→ Given exercise
Repeat all of the material below exactly as written, images excluded.

┌──

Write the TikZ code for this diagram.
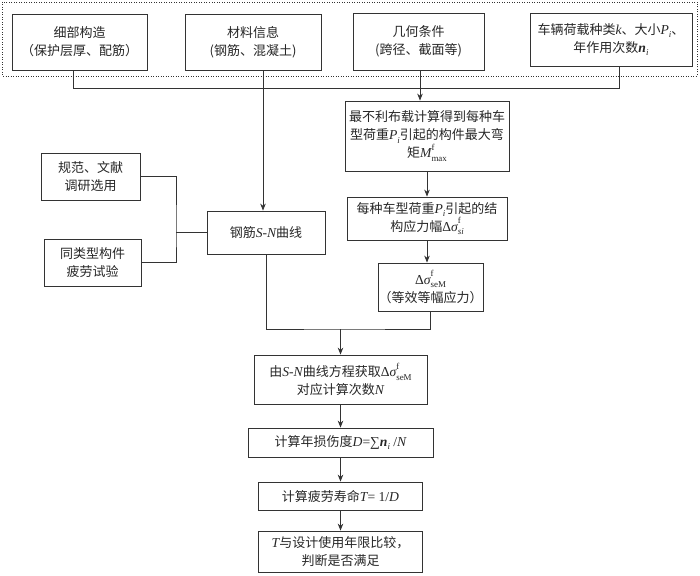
\documentclass[tikz,border=0pt]{standalone}
\usepackage{fontspec}
\setmainfont{Noto Sans CJK SC}
\newfontfamily\tms{Liberation Serif}[Scale=1.05]
\usetikzlibrary{arrows.meta,calc}
\newcommand{\lt}[1]{{\tms\itshape #1}}
\newcommand{\ltb}[1]{{\tms\itshape\bfseries #1}}
\newcommand{\smallf}{\tms\fontsize{8.5}{8.5}\selectfont}
\newcommand{\mysub}[1]{\raisebox{-0.28em}{\smallf #1}}
\newcommand{\mysupsub}[2]{\makebox[0pt][l]{\raisebox{0.55em}{\smallf #1}}\raisebox{-0.28em}{\smallf #2}}
\newcommand{\dsig}{{\tms Δ}\lt{σ}}
\begin{document}
\begin{tikzpicture}[x=1pt,y=-1pt,
  box/.style={draw=black!80, line width=0.8pt, inner sep=0pt, align=center,
    font=\fontsize{13}{18}\selectfont, text=black!85},
  ln/.style={draw=black!80, line width=0.8pt},
  arr/.style={ln, -{Stealth[length=7pt,width=5.5pt]}}]
\useasboundingbox (0,0) rectangle (700,575);
\draw[ln, dash pattern=on 1pt off 1.5pt] (2,2) rectangle (697,76);
% top boxes
\node[box, minimum width=135, minimum height=56] (b1) at (79.5,42) {细部构造\\（保护层厚、配筋）};
\node[box, minimum width=136, minimum height=56] (b2) at (253,42) {材料信息\\(钢筋、混凝土)};
\node[box, minimum width=131, minimum height=57] (b3) at (418.5,41.5) {几何条件\\(跨径、截面等)};
\node[box, minimum width=162, minimum height=53] (b4) at (611,39.5) {车辆荷载种类\lt{k}、大小\lt{P}\mysub{\itshape i}、\\年作用次数\ltb{n}\mysub{\itshape i}};
% left
\node[box, minimum width=99, minimum height=47] (gf) at (90.5,176.5) {规范、文献\\调研选用};
\node[box, minimum width=97, minimum height=47] (tl) at (92.5,262.5) {同类型构件\\疲劳试验};
\node[box, minimum width=118, minimum height=43] (sn) at (266,232.5) {钢筋\lt{S}{\tms -}\lt{N}曲线};
% right column
\node[box, minimum width=164, minimum height=70] (m) at (427,136) {最不利布载计算得到每种车\\型荷重\lt{P}\mysub{\itshape i}引起的构件最大弯\\矩\lt{M}\mysupsub{f}{max}};
\node[box, minimum width=160, minimum height=43] (s) at (427,218.5) {每种车型荷重\lt{P}\mysub{\itshape i}引起的结\\构应力幅\dsig\mysupsub{f}{\itshape si}};
\node[box, minimum width=105, minimum height=48] (e) at (430.5,287) {\dsig\mysupsub{f}{seM}\\（等效等幅应力）};
% lower column
\node[box, minimum width=173, minimum height=49] (n) at (340.5,379.5) {由\lt{S}{\tms -}\lt{N}曲线方程获取\dsig\mysupsub{f}{seM}\\对应计算次数\lt{N}};
\node[box, minimum width=185, minimum height=29] (d) at (340.5,442.5) {计算年损伤度\lt{D}{\tms =∑}\ltb{n}\mysub{\itshape i}{\tms\ /}\lt{N}};
\node[box, minimum width=164, minimum height=28] (t) at (340.5,496) {计算疲劳寿命\lt{T}{\tms = 1/}\lt{D}};
\node[box, minimum width=164, minimum height=41] (c) at (340.5,551.5) {\lt{T}与设计使用年限比较，\\判断是否满足};
% connectors top
\coordinate (h1) at (73,88);
\coordinate (h4) at (619,88);
\coordinate (v2) at (263,88);
\coordinate (v3) at (420,88);
\draw[ln] (b1.south -| h1) |- (h4) -- (b4.south -| h4);
\draw[arr] (b2.south -| v2) -- (sn.north -| v2);
\draw[arr] (b3.south -| v3) -- (m.north -| v3);
\draw[arr] (m) -- (s);
\draw[arr] (s) -- (s.south |- e.north);
% bracket
\coordinate (bx) at (176,232.5);
\draw[ln] (gf.east) -| (bx) |- (tl.east);
\draw[ln] (bx) -- (sn.west);
% merge
\coordinate (mg) at (340.5,329);
\draw[ln] (sn.south) |- (mg) -| (e.south);
\draw[arr] (mg) -- (n.north);
\draw[arr] (n) -- (d);
\draw[arr] (d) -- (t);
\draw[arr] (t) -- (c);
\end{tikzpicture}
\end{document}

└──

→ Full answer
Write the TikZ code for this diagram.
\documentclass[tikz,border=0pt]{standalone}
\usepackage{fontspec}
\setmainfont{Noto Sans CJK SC}
\newfontfamily\tms{Liberation Serif}[Scale=1.05]
\usetikzlibrary{arrows.meta,calc}
\newcommand{\lt}[1]{{\tms\itshape #1}}
\newcommand{\ltb}[1]{{\tms\itshape\bfseries #1}}
\newcommand{\smallf}{\tms\fontsize{8.5}{8.5}\selectfont}
\newcommand{\mysub}[1]{\raisebox{-0.28em}{\smallf #1}}
\newcommand{\mysupsub}[2]{\makebox[0pt][l]{\raisebox{0.55em}{\smallf #1}}\raisebox{-0.28em}{\smallf #2}}
\newcommand{\dsig}{{\tms Δ}\lt{σ}}
\begin{document}
\begin{tikzpicture}[x=1pt,y=-1pt,
  box/.style={draw=black!80, line width=0.8pt, inner sep=0pt, align=center,
    font=\fontsize{13}{18}\selectfont, text=black!85},
  ln/.style={draw=black!80, line width=0.8pt},
  arr/.style={ln, -{Stealth[length=7pt,width=5.5pt]}}]
\useasboundingbox (0,0) rectangle (700,575);
\draw[ln, dash pattern=on 1pt off 1.5pt] (2,2) rectangle (697,76);
% top boxes
\node[box, minimum width=135, minimum height=56] (b1) at (79.5,42) {细部构造\\（保护层厚、配筋）};
\node[box, minimum width=136, minimum height=56] (b2) at (253,42) {材料信息\\(钢筋、混凝土)};
\node[box, minimum width=131, minimum height=57] (b3) at (418.5,41.5) {几何条件\\(跨径、截面等)};
\node[box, minimum width=162, minimum height=53] (b4) at (611,39.5) {车辆荷载种类\lt{k}、大小\lt{P}\mysub{\itshape i}、\\年作用次数\ltb{n}\mysub{\itshape i}};
% left
\node[box, minimum width=99, minimum height=47] (gf) at (90.5,176.5) {规范、文献\\调研选用};
\node[box, minimum width=97, minimum height=47] (tl) at (92.5,262.5) {同类型构件\\疲劳试验};
\node[box, minimum width=118, minimum height=43] (sn) at (266,232.5) {钢筋\lt{S}{\tms -}\lt{N}曲线};
% right column
\node[box, minimum width=164, minimum height=70] (m) at (427,136) {最不利布载计算得到每种车\\型荷重\lt{P}\mysub{\itshape i}引起的构件最大弯\\矩\lt{M}\mysupsub{f}{max}};
\node[box, minimum width=160, minimum height=43] (s) at (427,218.5) {每种车型荷重\lt{P}\mysub{\itshape i}引起的结\\构应力幅\dsig\mysupsub{f}{\itshape si}};
\node[box, minimum width=105, minimum height=48] (e) at (430.5,287) {\dsig\mysupsub{f}{seM}\\（等效等幅应力）};
% lower column
\node[box, minimum width=173, minimum height=49] (n) at (340.5,379.5) {由\lt{S}{\tms -}\lt{N}曲线方程获取\dsig\mysupsub{f}{seM}\\对应计算次数\lt{N}};
\node[box, minimum width=185, minimum height=29] (d) at (340.5,442.5) {计算年损伤度\lt{D}{\tms =∑}\ltb{n}\mysub{\itshape i}{\tms\ /}\lt{N}};
\node[box, minimum width=164, minimum height=28] (t) at (340.5,496) {计算疲劳寿命\lt{T}{\tms = 1/}\lt{D}};
\node[box, minimum width=164, minimum height=41] (c) at (340.5,551.5) {\lt{T}与设计使用年限比较，\\判断是否满足};
% connectors top
\coordinate (h1) at (73,88);
\coordinate (h4) at (619,88);
\coordinate (v2) at (263,88);
\coordinate (v3) at (420,88);
\draw[ln] (b1.south -| h1) |- (h4) -- (b4.south -| h4);
\draw[arr] (b2.south -| v2) -- (sn.north -| v2);
\draw[arr] (b3.south -| v3) -- (m.north -| v3);
\draw[arr] (m) -- (s);
\draw[arr] (s) -- (s.south |- e.north);
% bracket
\coordinate (bx) at (176,232.5);
\draw[ln] (gf.east) -| (bx) |- (tl.east);
\draw[ln] (bx) -- (sn.west);
% merge
\coordinate (mg) at (340.5,329);
\draw[ln] (sn.south) |- (mg) -| (e.south);
\draw[arr] (mg) -- (n.north);
\draw[arr] (n) -- (d);
\draw[arr] (d) -- (t);
\draw[arr] (t) -- (c);
\end{tikzpicture}
\end{document}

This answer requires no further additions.